Journal of Clinical and Cellular Immunology

Journal of Clinical and Cellular Immunology
Open Access

ISSN: 2155-9899

+44 1223 790975


Cyclo (His-Pro) Protects SOD1G93A Microglial Cells from Paraquat–Induced Toxicity

Silvia Grottelli, Ilaria Bellezza, Giulio Morozzi, Matthew J Peirce, Cristina Marchetti, Ivana Cacciatore, Egidia Costanzi and Alba Minelli

Cyclo (His-Pro), an endogenous cyclic dipeptide produced by the cleavage of the hypothalamic thyrotropin releasing hormone, crosses the blood brain barrier and improves recovery in models of traumatic injury to the brain and LPS-induced neuroinflammation.

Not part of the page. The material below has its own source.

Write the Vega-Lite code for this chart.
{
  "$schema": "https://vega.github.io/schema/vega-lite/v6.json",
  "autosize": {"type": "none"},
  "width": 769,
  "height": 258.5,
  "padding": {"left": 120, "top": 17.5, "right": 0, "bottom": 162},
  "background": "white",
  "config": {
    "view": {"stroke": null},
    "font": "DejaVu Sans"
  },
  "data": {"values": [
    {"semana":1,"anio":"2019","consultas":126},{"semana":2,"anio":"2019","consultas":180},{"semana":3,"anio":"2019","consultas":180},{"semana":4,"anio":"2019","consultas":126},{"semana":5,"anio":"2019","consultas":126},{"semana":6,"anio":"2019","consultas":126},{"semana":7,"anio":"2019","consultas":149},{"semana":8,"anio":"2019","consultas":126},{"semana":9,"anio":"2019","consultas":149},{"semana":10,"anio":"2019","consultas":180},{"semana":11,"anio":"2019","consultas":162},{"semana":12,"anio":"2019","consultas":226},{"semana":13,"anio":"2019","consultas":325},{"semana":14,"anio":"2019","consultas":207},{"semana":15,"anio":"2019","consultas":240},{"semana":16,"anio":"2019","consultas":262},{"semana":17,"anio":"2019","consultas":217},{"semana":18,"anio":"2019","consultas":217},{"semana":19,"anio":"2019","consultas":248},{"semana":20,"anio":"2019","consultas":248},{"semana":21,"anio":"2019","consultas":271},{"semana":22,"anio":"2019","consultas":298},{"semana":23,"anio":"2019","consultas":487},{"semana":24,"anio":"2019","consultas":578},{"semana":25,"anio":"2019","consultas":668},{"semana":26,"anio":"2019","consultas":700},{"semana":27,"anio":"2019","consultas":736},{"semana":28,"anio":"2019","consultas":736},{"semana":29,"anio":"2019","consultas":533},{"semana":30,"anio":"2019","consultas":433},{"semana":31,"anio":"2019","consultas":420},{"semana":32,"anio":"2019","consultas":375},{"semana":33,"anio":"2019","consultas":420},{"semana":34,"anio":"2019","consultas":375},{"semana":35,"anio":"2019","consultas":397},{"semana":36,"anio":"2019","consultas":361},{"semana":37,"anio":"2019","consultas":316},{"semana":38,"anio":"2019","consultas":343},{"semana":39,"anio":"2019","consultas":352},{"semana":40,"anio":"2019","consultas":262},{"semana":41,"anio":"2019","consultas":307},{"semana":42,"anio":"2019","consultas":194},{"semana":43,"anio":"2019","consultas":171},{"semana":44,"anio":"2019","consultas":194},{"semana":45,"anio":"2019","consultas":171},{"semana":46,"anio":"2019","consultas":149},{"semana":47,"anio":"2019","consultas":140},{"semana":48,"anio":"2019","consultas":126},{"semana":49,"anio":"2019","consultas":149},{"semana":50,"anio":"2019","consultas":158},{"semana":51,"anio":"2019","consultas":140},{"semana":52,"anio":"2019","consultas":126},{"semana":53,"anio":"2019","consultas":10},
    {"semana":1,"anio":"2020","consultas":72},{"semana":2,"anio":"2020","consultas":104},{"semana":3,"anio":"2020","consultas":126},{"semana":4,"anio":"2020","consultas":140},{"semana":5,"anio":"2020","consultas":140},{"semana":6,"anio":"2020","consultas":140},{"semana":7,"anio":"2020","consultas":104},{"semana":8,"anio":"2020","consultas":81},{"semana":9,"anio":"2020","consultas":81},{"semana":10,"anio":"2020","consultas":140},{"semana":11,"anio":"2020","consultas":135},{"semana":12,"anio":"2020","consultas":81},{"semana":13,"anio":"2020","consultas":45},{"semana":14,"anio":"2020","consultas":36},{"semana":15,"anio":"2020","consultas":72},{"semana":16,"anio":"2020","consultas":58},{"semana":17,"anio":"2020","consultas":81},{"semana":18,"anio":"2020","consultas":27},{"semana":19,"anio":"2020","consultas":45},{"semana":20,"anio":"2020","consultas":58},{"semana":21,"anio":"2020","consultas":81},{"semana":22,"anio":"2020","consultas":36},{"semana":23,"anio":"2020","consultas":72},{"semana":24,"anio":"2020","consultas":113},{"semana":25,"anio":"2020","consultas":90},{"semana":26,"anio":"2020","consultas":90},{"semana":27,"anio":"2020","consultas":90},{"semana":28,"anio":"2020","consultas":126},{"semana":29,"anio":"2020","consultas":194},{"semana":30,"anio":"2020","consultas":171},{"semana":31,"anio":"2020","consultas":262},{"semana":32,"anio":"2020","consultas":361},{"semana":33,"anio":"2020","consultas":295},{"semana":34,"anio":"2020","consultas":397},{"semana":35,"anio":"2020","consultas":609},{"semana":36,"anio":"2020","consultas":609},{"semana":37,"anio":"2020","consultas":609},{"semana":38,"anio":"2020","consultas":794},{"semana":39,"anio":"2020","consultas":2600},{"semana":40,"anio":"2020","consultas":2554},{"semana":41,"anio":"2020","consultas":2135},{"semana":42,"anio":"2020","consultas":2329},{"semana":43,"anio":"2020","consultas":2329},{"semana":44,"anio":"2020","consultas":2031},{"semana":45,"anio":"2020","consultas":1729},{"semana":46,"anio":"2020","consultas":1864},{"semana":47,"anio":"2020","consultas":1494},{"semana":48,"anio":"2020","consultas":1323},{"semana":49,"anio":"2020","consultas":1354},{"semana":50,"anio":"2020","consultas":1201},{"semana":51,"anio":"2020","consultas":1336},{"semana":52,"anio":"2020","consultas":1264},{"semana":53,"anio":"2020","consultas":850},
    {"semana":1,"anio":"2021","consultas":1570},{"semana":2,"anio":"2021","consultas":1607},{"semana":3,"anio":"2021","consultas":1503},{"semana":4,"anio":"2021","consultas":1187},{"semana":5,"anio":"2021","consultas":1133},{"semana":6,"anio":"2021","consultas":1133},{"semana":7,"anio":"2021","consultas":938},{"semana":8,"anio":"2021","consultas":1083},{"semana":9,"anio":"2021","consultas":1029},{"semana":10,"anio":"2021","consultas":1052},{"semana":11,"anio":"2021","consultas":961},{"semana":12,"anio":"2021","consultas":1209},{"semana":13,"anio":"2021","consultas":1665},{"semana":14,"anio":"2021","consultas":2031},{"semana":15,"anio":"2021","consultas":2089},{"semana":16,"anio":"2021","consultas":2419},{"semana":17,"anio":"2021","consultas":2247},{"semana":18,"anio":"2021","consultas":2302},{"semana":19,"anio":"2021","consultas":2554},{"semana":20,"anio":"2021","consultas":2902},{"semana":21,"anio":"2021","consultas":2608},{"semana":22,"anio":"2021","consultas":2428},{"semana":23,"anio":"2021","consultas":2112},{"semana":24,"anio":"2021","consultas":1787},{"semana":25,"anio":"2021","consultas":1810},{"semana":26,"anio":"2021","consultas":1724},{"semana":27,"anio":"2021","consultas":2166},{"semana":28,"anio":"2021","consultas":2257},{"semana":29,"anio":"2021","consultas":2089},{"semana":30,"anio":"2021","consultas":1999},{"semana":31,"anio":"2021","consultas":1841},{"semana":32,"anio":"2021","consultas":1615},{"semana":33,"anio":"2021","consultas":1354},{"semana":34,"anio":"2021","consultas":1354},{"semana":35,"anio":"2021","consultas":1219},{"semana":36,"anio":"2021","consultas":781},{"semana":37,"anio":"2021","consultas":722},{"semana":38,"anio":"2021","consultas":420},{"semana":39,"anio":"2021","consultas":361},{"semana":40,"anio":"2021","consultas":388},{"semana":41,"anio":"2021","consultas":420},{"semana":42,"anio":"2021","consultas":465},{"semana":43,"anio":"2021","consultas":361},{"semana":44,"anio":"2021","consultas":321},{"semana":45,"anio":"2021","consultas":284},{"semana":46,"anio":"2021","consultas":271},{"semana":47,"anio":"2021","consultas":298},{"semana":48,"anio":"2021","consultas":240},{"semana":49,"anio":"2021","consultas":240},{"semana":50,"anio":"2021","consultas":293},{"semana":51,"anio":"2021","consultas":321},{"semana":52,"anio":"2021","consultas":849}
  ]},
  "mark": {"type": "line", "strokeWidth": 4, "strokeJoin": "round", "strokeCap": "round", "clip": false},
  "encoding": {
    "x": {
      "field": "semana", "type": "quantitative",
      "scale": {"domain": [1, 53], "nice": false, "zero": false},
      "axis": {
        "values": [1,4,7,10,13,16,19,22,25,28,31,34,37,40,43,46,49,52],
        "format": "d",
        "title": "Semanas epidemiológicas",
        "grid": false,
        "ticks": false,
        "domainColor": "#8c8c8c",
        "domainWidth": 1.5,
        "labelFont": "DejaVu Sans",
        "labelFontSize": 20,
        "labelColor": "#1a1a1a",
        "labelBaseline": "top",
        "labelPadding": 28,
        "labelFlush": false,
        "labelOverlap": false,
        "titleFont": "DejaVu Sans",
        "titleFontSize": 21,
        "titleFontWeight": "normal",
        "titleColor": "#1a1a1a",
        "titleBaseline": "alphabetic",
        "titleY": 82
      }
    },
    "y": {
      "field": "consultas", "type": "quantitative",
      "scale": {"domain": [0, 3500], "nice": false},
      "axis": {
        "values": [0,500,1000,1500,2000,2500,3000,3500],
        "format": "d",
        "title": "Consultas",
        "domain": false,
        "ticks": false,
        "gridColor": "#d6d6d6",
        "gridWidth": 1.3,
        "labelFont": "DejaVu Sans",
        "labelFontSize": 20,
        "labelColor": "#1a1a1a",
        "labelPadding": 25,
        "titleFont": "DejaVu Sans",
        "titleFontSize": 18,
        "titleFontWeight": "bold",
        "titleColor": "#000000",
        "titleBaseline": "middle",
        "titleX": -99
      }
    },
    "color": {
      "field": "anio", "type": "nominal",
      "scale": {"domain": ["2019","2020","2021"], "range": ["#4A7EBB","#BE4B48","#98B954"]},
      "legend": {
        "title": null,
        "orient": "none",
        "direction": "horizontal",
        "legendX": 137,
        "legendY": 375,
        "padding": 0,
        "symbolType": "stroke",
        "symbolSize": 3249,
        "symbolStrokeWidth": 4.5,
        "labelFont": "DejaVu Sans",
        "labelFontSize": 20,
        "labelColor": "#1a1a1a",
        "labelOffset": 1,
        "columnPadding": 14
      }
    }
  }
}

The protective effects are sustained by the ability of the cyclic dipeptide to interfere with the Nrf2–NF-κB signalling systems, the former governing the antioxidant and the latter the proinflammatory cellular response. Amyotrophic lateral sclerosis is a fatal disease which affects motor neurons and causes death of the patient from respiratory failure within a few years following diagnosis. Most patients suffer from sporadic amyotrophic lateral sclerosis, but about 5–10% of all amyotrophic lateral sclerosis cases can be attributed to familial forms, which are caused by mutations in the gene encoding for superoxide dismutase1. Transgenic mice overexpressing the human gene encoding for superoxide dismutase1 mutated in Gly93-Ala recapitulate several aspects of the disease. By exposing microglial cells overexpressing the mutated human gene superoxide dismutase1 to paraquat, we investigated whether cyclo (His-Pro) is able to alleviate the oxidative stress in a pathological environment. We found that cyclo (His-Pro) was effective in triggering, through Nrf2 activation, the antioxidant response which resulted primarily in the elevation of the intracellular glutathione levels. Intriguingly, we also found that cyclo (His-Pro) acts as a neurotrophic agent by inducing neuronal differentiation in PC12 cells.